Data shown ::
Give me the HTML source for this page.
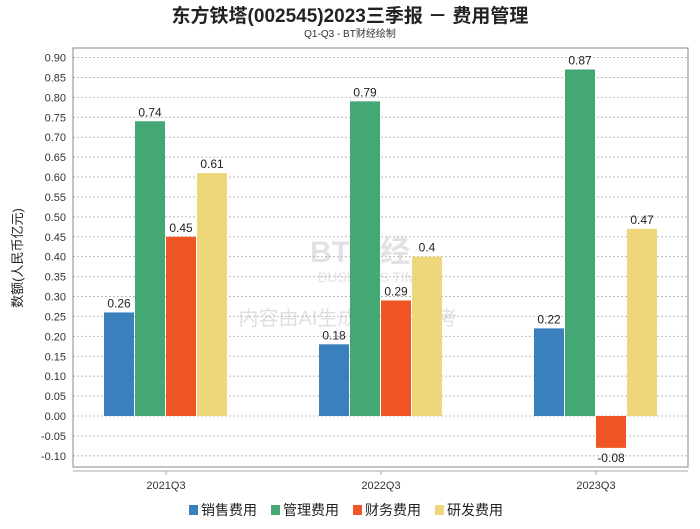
<!DOCTYPE html>
<html><head><meta charset="utf-8"><style>
body{margin:0;background:#fff;font-family:"Liberation Sans","Noto Sans CJK SC",sans-serif}
</style></head><body>
<svg id="c" width="700" height="524" xmlns="http://www.w3.org/2000/svg" font-family="Liberation Sans, Noto Sans CJK SC, sans-serif">
<text x="350" y="22" text-anchor="middle" font-size="19" font-weight="bold" fill="#222">东方铁塔(002545)2023三季报 － 费用管理</text>
<text x="350" y="37" text-anchor="middle" font-size="10" fill="#333">Q1-Q3 - BT财经绘制</text>
<text transform="translate(22,258) rotate(-90)" text-anchor="middle" font-size="13" fill="#222">数额(人民币亿元)</text>
<g opacity="0.18"><text x="310" y="262" font-size="30" font-weight="bold" fill="#667">BT财经</text><text x="318" y="282" font-size="14" fill="#667">BUSINESS TIMES</text><text x="348" y="325" text-anchor="middle" font-size="20" fill="#555">内容由AI生成，仅供参考</text></g>
<g id="grid"></g><g id="bars"></g>
<rect x="73" y="48" width="615" height="419" fill="none" stroke="#888"/>
<line x1="73" y1="471" x2="688" y2="471" stroke="#aaa"/>
<g id="legend"></g>
</svg>
<script>
const categories=["2021Q3","2022Q3","2023Q3"];
const seriesNames=["销售费用","管理费用","财务费用","研发费用"];
const colors=["#3a80bd","#44a874","#f05526","#edd77a"];
const sales=[0.26,0.18,0.22];
const admin=[0.74,0.79,0.87];
const finance=[0.45,0.29,-0.08];
const rnd=[0.61,0.4,0.47];
const labels=[["0.26","0.18","0.22"],["0.74","0.79","0.87"],["0.45","0.29","-0.08"],["0.61","0.4","0.47"]];
const ticks=[0.9,0.85,0.8,0.75,0.7,0.65,0.6,0.55,0.5,0.45,0.4,0.35,0.3,0.25,0.2,0.15,0.1,0.05,0,-0.05,-0.1];
const series=[sales,admin,finance,rnd];
const NS="http://www.w3.org/2000/svg";
const y=v=>416-v*398.3;
const xc=i=>166+i*215;
function mk(t,a,p){const e=document.createElementNS(NS,t);for(const k in a)e.setAttribute(k,a[k]);p.appendChild(e);return e;}
const g=document.getElementById('grid');
ticks.forEach(t=>{
 const l=mk('line',{x1:73,x2:688,y1:y(t),y2:y(t),stroke:'#bbb','stroke-dasharray':'2,2'},g);
 
 
 const tx=mk('text',{x:66,y:y(t)+4,'text-anchor':'end','font-size':11,fill:'#333'},g);
 tx.textContent=t.toFixed(2);
 
 
});
categories.forEach((c,i)=>{
 const tk=mk('line',{x1:xc(i),x2:xc(i),y1:471,y2:475,stroke:'#aaa'},g);
 
 
 const tx=mk('text',{x:xc(i),y:489,'text-anchor':'middle','font-size':11,fill:'#333'},g);
 tx.textContent=c;
 
 
});
const b=document.getElementById('bars');
series.forEach((s,j)=>{s.forEach((v,i)=>{
 const x=xc(i)-62+j*31;
 const r=mk('rect',{x:x,y:Math.min(y(v),y(0)),width:30,height:Math.abs(y(v)-y(0)),fill:colors[j]},b);
 
 
 const ty=v>=0?y(v)-5:y(v)+14;
 const t=mk('text',{x:x+15,y:ty,'text-anchor':'middle','font-size':12,fill:'#222'},b);
 t.textContent=labels[j][i];
 
 
});});
const lg=document.getElementById('legend');
const lx=[189,271,353,435];
seriesNames.forEach((n,j)=>{
 const r=mk('rect',{x:lx[j],y:505,width:9,height:10,fill:colors[j]},lg);
 
 
 const t=mk('text',{x:lx[j]+12,y:515,'font-size':14,fill:'#222'},lg);
 t.textContent=n;
 
 
});
</script>
</body></html>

Exercise directions :: Replicate the material above verbatim; images stay out of the copy.

Output for this exercise ::
Give me the HTML source for this page.
<!DOCTYPE html>
<html><head><meta charset="utf-8"><style>
body{margin:0;background:#fff;font-family:"Liberation Sans","Noto Sans CJK SC",sans-serif}
</style></head><body>
<svg id="c" width="700" height="524" xmlns="http://www.w3.org/2000/svg" font-family="Liberation Sans, Noto Sans CJK SC, sans-serif">
<text x="350" y="22" text-anchor="middle" font-size="19" font-weight="bold" fill="#222">东方铁塔(002545)2023三季报 － 费用管理</text>
<text x="350" y="37" text-anchor="middle" font-size="10" fill="#333">Q1-Q3 - BT财经绘制</text>
<text transform="translate(22,258) rotate(-90)" text-anchor="middle" font-size="13" fill="#222">数额(人民币亿元)</text>
<g opacity="0.18"><text x="310" y="262" font-size="30" font-weight="bold" fill="#667">BT财经</text><text x="318" y="282" font-size="14" fill="#667">BUSINESS TIMES</text><text x="348" y="325" text-anchor="middle" font-size="20" fill="#555">内容由AI生成，仅供参考</text></g>
<g id="grid"></g><g id="bars"></g>
<rect x="73" y="48" width="615" height="419" fill="none" stroke="#888"/>
<line x1="73" y1="471" x2="688" y2="471" stroke="#aaa"/>
<g id="legend"></g>
</svg>
<script>
const categories=["2021Q3","2022Q3","2023Q3"];
const seriesNames=["销售费用","管理费用","财务费用","研发费用"];
const colors=["#3a80bd","#44a874","#f05526","#edd77a"];
const sales=[0.26,0.18,0.22];
const admin=[0.74,0.79,0.87];
const finance=[0.45,0.29,-0.08];
const rnd=[0.61,0.4,0.47];
const labels=[["0.26","0.18","0.22"],["0.74","0.79","0.87"],["0.45","0.29","-0.08"],["0.61","0.4","0.47"]];
const ticks=[0.9,0.85,0.8,0.75,0.7,0.65,0.6,0.55,0.5,0.45,0.4,0.35,0.3,0.25,0.2,0.15,0.1,0.05,0,-0.05,-0.1];
const series=[sales,admin,finance,rnd];
const NS="http://www.w3.org/2000/svg";
const y=v=>416-v*398.3;
const xc=i=>166+i*215;
function mk(t,a,p){const e=document.createElementNS(NS,t);for(const k in a)e.setAttribute(k,a[k]);p.appendChild(e);return e;}
const g=document.getElementById('grid');
ticks.forEach(t=>{
 const l=mk('line',{x1:73,x2:688,y1:y(t),y2:y(t),stroke:'#bbb','stroke-dasharray':'2,2'},g);
 
 
 const tx=mk('text',{x:66,y:y(t)+4,'text-anchor':'end','font-size':11,fill:'#333'},g);
 tx.textContent=t.toFixed(2);
 
 
});
categories.forEach((c,i)=>{
 const tk=mk('line',{x1:xc(i),x2:xc(i),y1:471,y2:475,stroke:'#aaa'},g);
 
 
 const tx=mk('text',{x:xc(i),y:489,'text-anchor':'middle','font-size':11,fill:'#333'},g);
 tx.textContent=c;
 
 
});
const b=document.getElementById('bars');
series.forEach((s,j)=>{s.forEach((v,i)=>{
 const x=xc(i)-62+j*31;
 const r=mk('rect',{x:x,y:Math.min(y(v),y(0)),width:30,height:Math.abs(y(v)-y(0)),fill:colors[j]},b);
 
 
 const ty=v>=0?y(v)-5:y(v)+14;
 const t=mk('text',{x:x+15,y:ty,'text-anchor':'middle','font-size':12,fill:'#222'},b);
 t.textContent=labels[j][i];
 
 
});});
const lg=document.getElementById('legend');
const lx=[189,271,353,435];
seriesNames.forEach((n,j)=>{
 const r=mk('rect',{x:lx[j],y:505,width:9,height:10,fill:colors[j]},lg);
 
 
 const t=mk('text',{x:lx[j]+12,y:515,'font-size':14,fill:'#222'},lg);
 t.textContent=n;
 
 
});
</script>
</body></html>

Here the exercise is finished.